I’ve held my breath around Muslims bent to the ground on their knees, the original compass. Then I was greeted with Tom Cruise shrieking like a banshee on Oprah because he was in love with a girl and a lucrative religion called Scientology. Certainly can’t leave out those Mormons with their door-to-door missionaries dressed like dinner waiters, the off-shoot of the LDS with their multiple wives (some of whom have actually reached puberty). And the Church of Christ has acted as such a universal repellent to the thinking man that most of my favorite atheists got their formal training within their walls.


All in the name of God. Or Allah, Jesus, Jehovah, Buddha – the list is infinite. Each worshiper feeling divinely inspired and righteous in finding the one true path and each one looking askant at other worshipers who have yet to see the light of their personal god. And in these parts, it’s Jesus. So prevalent is Christianity that newspapers print unintelligible religious tirades on their opinion pages and politicians wrap themselves in the Bible and refuse to honor the separation of church and state – even though it was offered as religious protection to them.


And they don’t see the irony.
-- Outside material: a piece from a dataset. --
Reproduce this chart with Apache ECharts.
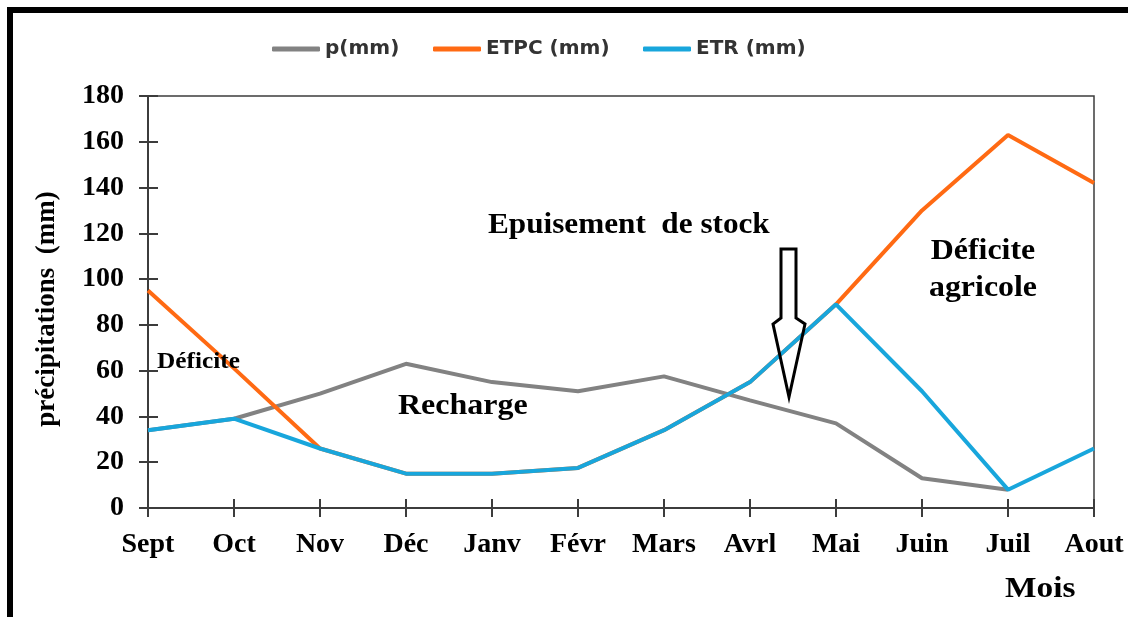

Our crafty governor hosts exclusionary prayer rallies with religious hate groups and inserts his god into the Texas pledge of allegiance. Can you imagine the bedlam had the paper printed an opinion piece stating that we are all children of Allah, quoting the Quran, or if the government placed a menorah on our currency? It’s not going to happen. Nor should it. Religion has it’s place – in churches and temples and synagogues. In homes and hearts. But not in public and certainly not in politics.


Man is the only religious animal. He is the only animal that has the True Religion – several of them. He is the only animal that loves his neighbor as himself and cuts his throat if his theology isn’t straight. He has made a graveyard of the globe in trying his honest best to smooth his brother’s path to happiness and heaven.